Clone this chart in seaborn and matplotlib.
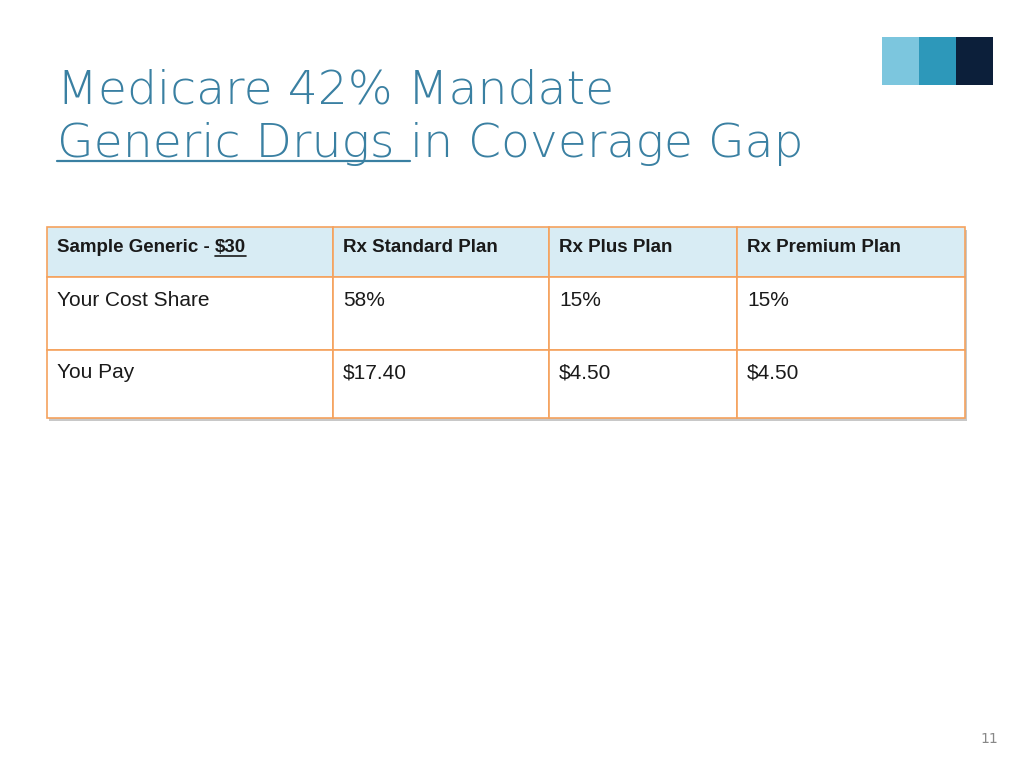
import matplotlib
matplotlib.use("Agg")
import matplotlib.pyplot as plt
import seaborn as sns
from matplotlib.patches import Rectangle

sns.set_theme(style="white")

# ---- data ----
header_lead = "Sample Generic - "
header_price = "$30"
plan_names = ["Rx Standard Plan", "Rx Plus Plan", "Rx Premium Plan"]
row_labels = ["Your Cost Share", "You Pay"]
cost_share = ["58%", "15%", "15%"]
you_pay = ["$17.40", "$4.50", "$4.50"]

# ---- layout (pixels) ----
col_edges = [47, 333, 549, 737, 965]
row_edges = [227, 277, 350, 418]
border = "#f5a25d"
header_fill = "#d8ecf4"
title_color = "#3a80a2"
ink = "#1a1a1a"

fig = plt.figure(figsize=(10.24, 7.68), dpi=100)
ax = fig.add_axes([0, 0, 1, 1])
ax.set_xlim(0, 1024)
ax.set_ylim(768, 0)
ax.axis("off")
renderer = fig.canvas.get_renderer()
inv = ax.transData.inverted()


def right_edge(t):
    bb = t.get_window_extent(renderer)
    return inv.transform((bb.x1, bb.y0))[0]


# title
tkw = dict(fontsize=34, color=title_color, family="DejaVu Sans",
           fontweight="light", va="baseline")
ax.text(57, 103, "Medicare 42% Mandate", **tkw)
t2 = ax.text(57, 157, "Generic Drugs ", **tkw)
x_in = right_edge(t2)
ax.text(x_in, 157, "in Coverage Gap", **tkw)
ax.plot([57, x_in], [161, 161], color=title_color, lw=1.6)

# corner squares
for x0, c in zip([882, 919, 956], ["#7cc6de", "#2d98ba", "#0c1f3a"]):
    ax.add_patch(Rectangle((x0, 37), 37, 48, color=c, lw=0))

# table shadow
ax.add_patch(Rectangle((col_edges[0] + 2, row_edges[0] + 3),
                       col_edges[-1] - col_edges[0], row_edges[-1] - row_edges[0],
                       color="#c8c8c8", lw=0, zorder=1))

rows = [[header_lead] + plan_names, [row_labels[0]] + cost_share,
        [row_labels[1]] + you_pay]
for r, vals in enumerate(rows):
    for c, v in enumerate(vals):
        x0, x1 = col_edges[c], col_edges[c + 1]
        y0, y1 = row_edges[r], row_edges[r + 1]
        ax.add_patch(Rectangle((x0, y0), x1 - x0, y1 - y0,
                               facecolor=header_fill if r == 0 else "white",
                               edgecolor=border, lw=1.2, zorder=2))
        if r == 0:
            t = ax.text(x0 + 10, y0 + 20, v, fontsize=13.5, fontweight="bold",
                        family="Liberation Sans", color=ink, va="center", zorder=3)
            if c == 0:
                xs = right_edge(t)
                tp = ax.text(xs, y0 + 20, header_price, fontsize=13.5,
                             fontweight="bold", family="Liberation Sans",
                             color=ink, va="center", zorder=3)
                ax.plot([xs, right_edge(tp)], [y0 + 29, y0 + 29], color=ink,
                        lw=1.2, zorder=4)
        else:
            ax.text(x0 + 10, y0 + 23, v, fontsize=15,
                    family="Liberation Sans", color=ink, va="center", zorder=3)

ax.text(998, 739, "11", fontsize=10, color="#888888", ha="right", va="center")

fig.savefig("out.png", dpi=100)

→ WHAT IS REQUIRED
Locate the string "matplotlib" in the listing above and copy every line where it occurs.

→ RIGHT ANSWER
Clone this chart in seaborn and matplotlib.
import matplotlib
matplotlib.use("Agg")
import matplotlib.pyplot as plt
from matplotlib.patches import Rectangle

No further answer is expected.